Dans le sillage de Poséidon – Alastair Reynolds

Un roman intéressant même si pas tout à fait novateur, mais qui laisse un vague goût d’inachevé

sillage_poseidonDans le sillage de Poséidon est le troisième et dernier titre du cycle Les enfants de Poséidon, après La Terre bleue de nos souvenirs et Sous le vent d’acier. Il poursuit la tradition entamée avec les éditions grand format de ses prédécesseurs, avec sa couverture à bestioles dans ces tons notoirement festifs que sont le noir et le gris. Après deux romans sympathiques mais loin d’être aussi marquants que le cycle des Inhibiteurs (chef-d’oeuvre de l’auteur), ce troisième opus va-t-il parachever en beauté la trilogie ?

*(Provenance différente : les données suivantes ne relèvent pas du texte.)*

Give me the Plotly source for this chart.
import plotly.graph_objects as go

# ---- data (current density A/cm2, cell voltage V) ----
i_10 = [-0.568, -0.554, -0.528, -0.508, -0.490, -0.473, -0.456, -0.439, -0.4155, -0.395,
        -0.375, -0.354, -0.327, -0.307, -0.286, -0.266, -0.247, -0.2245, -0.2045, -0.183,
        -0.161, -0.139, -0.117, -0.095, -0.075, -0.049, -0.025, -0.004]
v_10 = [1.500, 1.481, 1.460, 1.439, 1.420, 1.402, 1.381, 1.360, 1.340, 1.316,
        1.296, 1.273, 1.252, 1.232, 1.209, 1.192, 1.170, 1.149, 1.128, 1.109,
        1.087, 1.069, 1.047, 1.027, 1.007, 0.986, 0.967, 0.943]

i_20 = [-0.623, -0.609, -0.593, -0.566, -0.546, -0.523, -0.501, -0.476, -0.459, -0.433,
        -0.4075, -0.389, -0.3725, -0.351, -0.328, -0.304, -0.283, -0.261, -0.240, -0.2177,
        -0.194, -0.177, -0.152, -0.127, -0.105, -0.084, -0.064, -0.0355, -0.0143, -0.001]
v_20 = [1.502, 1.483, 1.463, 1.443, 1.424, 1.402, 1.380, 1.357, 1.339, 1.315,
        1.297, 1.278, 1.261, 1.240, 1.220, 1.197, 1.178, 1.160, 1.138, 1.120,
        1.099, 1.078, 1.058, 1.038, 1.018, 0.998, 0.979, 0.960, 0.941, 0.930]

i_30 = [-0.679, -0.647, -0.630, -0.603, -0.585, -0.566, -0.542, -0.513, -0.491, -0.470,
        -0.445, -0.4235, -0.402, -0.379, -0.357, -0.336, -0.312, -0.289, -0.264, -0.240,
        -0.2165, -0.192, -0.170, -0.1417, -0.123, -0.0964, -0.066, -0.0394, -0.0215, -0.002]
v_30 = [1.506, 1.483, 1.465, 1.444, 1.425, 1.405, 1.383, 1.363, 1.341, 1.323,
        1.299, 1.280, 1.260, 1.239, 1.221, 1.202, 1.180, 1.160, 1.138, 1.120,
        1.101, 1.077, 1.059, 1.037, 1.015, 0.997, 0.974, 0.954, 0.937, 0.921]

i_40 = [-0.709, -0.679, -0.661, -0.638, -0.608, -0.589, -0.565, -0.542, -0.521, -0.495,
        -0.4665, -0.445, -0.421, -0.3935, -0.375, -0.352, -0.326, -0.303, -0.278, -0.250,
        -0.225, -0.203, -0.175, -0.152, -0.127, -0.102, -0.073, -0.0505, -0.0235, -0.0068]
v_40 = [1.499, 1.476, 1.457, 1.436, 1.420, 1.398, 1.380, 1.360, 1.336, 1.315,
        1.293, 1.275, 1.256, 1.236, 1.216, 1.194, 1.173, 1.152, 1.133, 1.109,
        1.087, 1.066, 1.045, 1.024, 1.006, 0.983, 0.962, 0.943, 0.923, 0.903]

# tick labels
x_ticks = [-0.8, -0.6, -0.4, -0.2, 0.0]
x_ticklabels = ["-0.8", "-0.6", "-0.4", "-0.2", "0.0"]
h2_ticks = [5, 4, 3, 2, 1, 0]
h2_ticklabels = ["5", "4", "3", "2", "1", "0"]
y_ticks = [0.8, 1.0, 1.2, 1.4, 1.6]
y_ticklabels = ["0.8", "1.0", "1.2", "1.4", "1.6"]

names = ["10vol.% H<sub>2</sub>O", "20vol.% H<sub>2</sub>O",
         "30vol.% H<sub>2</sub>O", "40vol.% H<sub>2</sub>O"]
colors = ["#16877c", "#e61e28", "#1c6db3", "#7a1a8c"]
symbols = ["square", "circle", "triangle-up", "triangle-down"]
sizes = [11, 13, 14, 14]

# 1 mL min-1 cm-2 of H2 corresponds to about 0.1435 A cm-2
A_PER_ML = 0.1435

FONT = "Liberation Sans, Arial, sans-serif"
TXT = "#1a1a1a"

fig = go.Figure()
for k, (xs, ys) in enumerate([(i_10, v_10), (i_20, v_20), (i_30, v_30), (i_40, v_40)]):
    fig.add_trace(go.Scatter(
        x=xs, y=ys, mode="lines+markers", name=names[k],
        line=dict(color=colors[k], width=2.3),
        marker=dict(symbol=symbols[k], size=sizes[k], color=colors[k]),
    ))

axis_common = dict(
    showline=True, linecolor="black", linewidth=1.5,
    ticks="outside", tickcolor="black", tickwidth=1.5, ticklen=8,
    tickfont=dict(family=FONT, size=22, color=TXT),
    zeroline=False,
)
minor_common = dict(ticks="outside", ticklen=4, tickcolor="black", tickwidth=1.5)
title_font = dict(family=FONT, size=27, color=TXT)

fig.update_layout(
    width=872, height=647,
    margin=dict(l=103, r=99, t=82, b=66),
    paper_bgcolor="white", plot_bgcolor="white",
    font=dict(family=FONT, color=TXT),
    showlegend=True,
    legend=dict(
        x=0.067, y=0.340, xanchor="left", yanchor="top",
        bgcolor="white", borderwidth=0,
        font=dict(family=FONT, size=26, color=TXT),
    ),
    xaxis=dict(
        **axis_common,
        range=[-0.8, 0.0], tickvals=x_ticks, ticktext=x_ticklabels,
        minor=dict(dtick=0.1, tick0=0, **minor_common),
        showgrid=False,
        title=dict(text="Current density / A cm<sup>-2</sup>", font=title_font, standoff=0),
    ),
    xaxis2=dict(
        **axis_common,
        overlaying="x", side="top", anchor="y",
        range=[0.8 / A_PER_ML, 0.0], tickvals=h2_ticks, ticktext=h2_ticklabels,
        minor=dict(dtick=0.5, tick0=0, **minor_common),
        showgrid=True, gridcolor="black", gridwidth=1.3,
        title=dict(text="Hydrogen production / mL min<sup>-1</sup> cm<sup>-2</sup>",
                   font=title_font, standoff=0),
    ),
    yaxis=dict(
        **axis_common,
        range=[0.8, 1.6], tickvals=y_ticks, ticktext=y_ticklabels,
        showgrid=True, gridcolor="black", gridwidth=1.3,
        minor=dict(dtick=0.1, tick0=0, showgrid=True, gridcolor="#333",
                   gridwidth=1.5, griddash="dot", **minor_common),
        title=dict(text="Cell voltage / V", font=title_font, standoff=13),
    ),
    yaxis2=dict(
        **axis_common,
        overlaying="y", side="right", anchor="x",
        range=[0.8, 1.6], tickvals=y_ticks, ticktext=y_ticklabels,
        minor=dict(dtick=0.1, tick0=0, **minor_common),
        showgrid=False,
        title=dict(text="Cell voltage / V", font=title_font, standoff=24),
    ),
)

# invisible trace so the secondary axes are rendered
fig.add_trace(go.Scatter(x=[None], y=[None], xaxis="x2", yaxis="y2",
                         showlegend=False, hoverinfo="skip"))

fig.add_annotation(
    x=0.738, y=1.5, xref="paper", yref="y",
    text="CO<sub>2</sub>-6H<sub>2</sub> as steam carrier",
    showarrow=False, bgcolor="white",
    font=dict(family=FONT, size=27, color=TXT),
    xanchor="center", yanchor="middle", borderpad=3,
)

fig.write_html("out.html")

Dans le sillage de Poséidon est, à mon sens, supérieur à ses prédécesseurs, que ce soit sur le plan des thématiques, de l’originalité (même s’il y a encore énormément d’hommages), de la construction, du rythme ou des personnages. Malgré tout, sa fin laisse un net goût d’inachevé, tant le sort de certains protagonistes ou peuples reste en suspens. 

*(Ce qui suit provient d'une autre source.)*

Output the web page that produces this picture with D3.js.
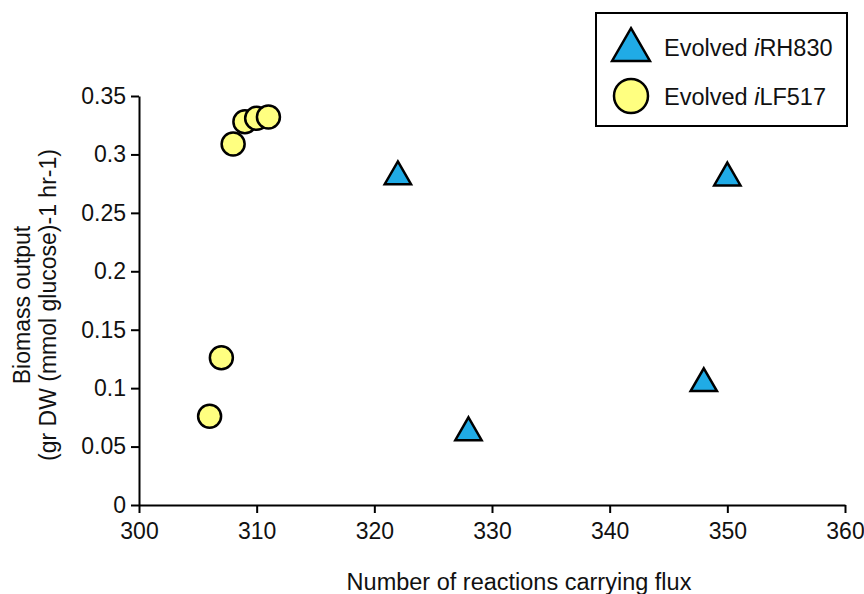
<!DOCTYPE html>
<html>
<head>
<meta charset="utf-8">
<script src="https://cdn.jsdelivr.net/npm/d3@7"></script>
<style>
  html, body { margin: 0; padding: 0; background: #fff; }
  svg text { font-family: "Liberation Sans", Arial, Helvetica, sans-serif; fill: #111; }
</style>
</head>
<body>
<svg id="chart" width="864" height="594"></svg>
<script>
// Evolved iRH830 strains: reactions carrying flux vs biomass output
const rhReactions = [322, 328, 348, 350];
const rhBiomass   = [0.281, 0.062, 0.104, 0.280];

// Evolved iLF517 strains
const lfReactions = [306, 307, 308, 309, 310, 311];
const lfBiomass   = [0.076, 0.126, 0.309, 0.328, 0.331, 0.332];

const xTicks = [300, 310, 320, 330, 340, 350, 360];
const yTicks = [0, 0.05, 0.1, 0.15, 0.2, 0.25, 0.3, 0.35];

const seriesNames = ["Evolved ", "RH830", "LF517"];

const svg = d3.select("#chart");
const plotLeft = 139, plotRight = 845, plotTop = 96, plotBottom = 505;

const x = d3.scaleLinear().domain([300, 360]).range([plotLeft, plotRight]);
const y = d3.scaleLinear().domain([0, 0.35]).range([plotBottom, plotTop]);

// Axes
const xAxis = svg.append("g")
  .attr("transform", `translate(0,${plotBottom})`)
  .call(d3.axisBottom(x).tickValues(xTicks).tickFormat(d3.format("d")).tickSize(8).tickSizeOuter(0));
const yAxis = svg.append("g")
  .attr("transform", `translate(${plotLeft},0)`)
  .call(d3.axisLeft(y).tickValues(yTicks).tickFormat(d => d === 0 ? "0" : String(d)).tickSize(8).tickSizeOuter(0));

[xAxis, yAxis].forEach(g => {
  g.select(".domain").attr("stroke", "#000").attr("stroke-width", 2);
  g.selectAll(".tick line").attr("stroke", "#000").attr("stroke-width", 2);
  g.selectAll(".tick text").attr("font-size", 23).attr("font-family", "Liberation Sans, Arial, sans-serif").attr("fill", "#111");
});
xAxis.selectAll(".tick text").attr("dy", "1.0em");
yAxis.selectAll(".tick text").attr("x", -13);

// Axis titles
svg.append("text")
  .attr("x", 519).attr("y", 590)
  .attr("text-anchor", "middle").attr("font-size", 23.5)
  .text("Number of reactions carrying flux");

const yt = svg.append("g").attr("transform", `translate(0,305) rotate(-90)`);
yt.append("text").attr("x", 0).attr("y", 30).attr("text-anchor", "middle").attr("font-size", 23)
  .text("Biomass output");
yt.append("text").attr("x", 0).attr("y", 56).attr("text-anchor", "middle").attr("font-size", 23)
  .text("(gr DW (mmol glucose)-1 hr-1)");

const triFill = "#20abe6", circFill = "#ffff80";
const tri = d3.symbol().type(d3.symbolTriangle).size(300);

// iRH830 triangles
svg.append("g").selectAll("path")
  .data(rhReactions.map((r, i) => [r, rhBiomass[i]]))
  .join("path")
  .attr("d", tri)
  .attr("transform", d => `translate(${x(d[0])},${y(d[1])})`)
  .attr("fill", triFill).attr("stroke", "#000").attr("stroke-width", 2.5).attr("stroke-linejoin", "miter");

// iLF517 circles
svg.append("g").selectAll("circle")
  .data(lfReactions.map((r, i) => [r, lfBiomass[i]]))
  .join("circle")
  .attr("cx", d => x(d[0])).attr("cy", d => y(d[1])).attr("r", 11.5)
  .attr("fill", circFill).attr("stroke", "#000").attr("stroke-width", 2.5);

// Legend
const lg = svg.append("g");
lg.append("rect").attr("x", 596).attr("y", 13).attr("width", 251).attr("height", 113)
  .attr("fill", "#fff").attr("stroke", "#000").attr("stroke-width", 2);
lg.append("path").attr("d", d3.symbol().type(d3.symbolTriangle).size(620))
  .attr("transform", "translate(631,50)")
  .attr("fill", triFill).attr("stroke", "#000").attr("stroke-width", 2.5);
lg.append("circle").attr("cx", 631).attr("cy", 96).attr("r", 17)
  .attr("fill", circFill).attr("stroke", "#000").attr("stroke-width", 2.5);
const t1 = lg.append("text").attr("x", 664).attr("y", 56).attr("font-size", 23.5);
t1.append("tspan").text(seriesNames[0]);
t1.append("tspan").attr("font-style", "italic").text("i");
t1.append("tspan").text(seriesNames[1]);
const t2 = lg.append("text").attr("x", 664).attr("y", 105).attr("font-size", 23.5);
t2.append("tspan").text(seriesNames[0]);
t2.append("tspan").attr("font-style", "italic").text("i");
t2.append("tspan").text(seriesNames[2]);
</script>
</body>
</html>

Avertissement : arrivé au troisième tome d’un cycle, les spoilers sont inévitables. Soyez prudents, donc, si vous n’avez pas encore achevé le tome 2. Par contre, cette critique est garantie sans divulgations majeures concernant l’intrigue de ce tome 3.

Situation

Le point de départ de l’intrigue se partage entre Creuset en 2612 et Mars en 2640. Sur la première de ces deux planètes, la fille de Chiku (verte), Ndege, est assignée à résidence depuis plus d’un siècle par le gouvernement, dont fait partie son frère Mposi. En effet, elle a trouvé une séquence d’activation du Mandala, qui a émis un rayon d’énergie qui a pulvérisé le Zanzibar qui passait malheureusement par là, faisant 417 000 victimes. Mais un signal venu du système de Gliese 163, à 70 années-lumière de Creuset, va tout changer : rédigé en Swahili, il dit simplement « envoyez Ndege ». La théorie est qu’il émane de ce qu’on appelle la Trinité, le trio (étonnant, non ?) d’intelligences emmené ailleurs par les Gardiens en échange du droit pour les humains de coloniser Creuset et d’étudier le Mandala (mais les bougres sont revenus un siècle plus tard, et en force) : Chiku verte (l’intelligence humaine), Dakota (la Tantor -éléphant « élevé », comme dirait Mr Brin-) et la Reconstruction d’Eunice Akinya (l’intelligence machinique). Car ce système est trop lointain pour avoir été colonisé par l’Homme à ce stade. On met sur pied une expédition interstellaire, mais Ndege est trop vieille pour y participer : c’est Goma, sa fille (une spécialiste de la cognition des éléphants), son épouse Ru, Mposi et une cinquantaine d’autres personnes qui partiront, dont des membres d’un mouvement anti-voyage spatial appelé Seconde Chance (les Gardiens détruisent parfois quelques vaisseaux arrivant ou en partance, ce qui fait qu’on est devenu très prudent en matière de programme astronautique).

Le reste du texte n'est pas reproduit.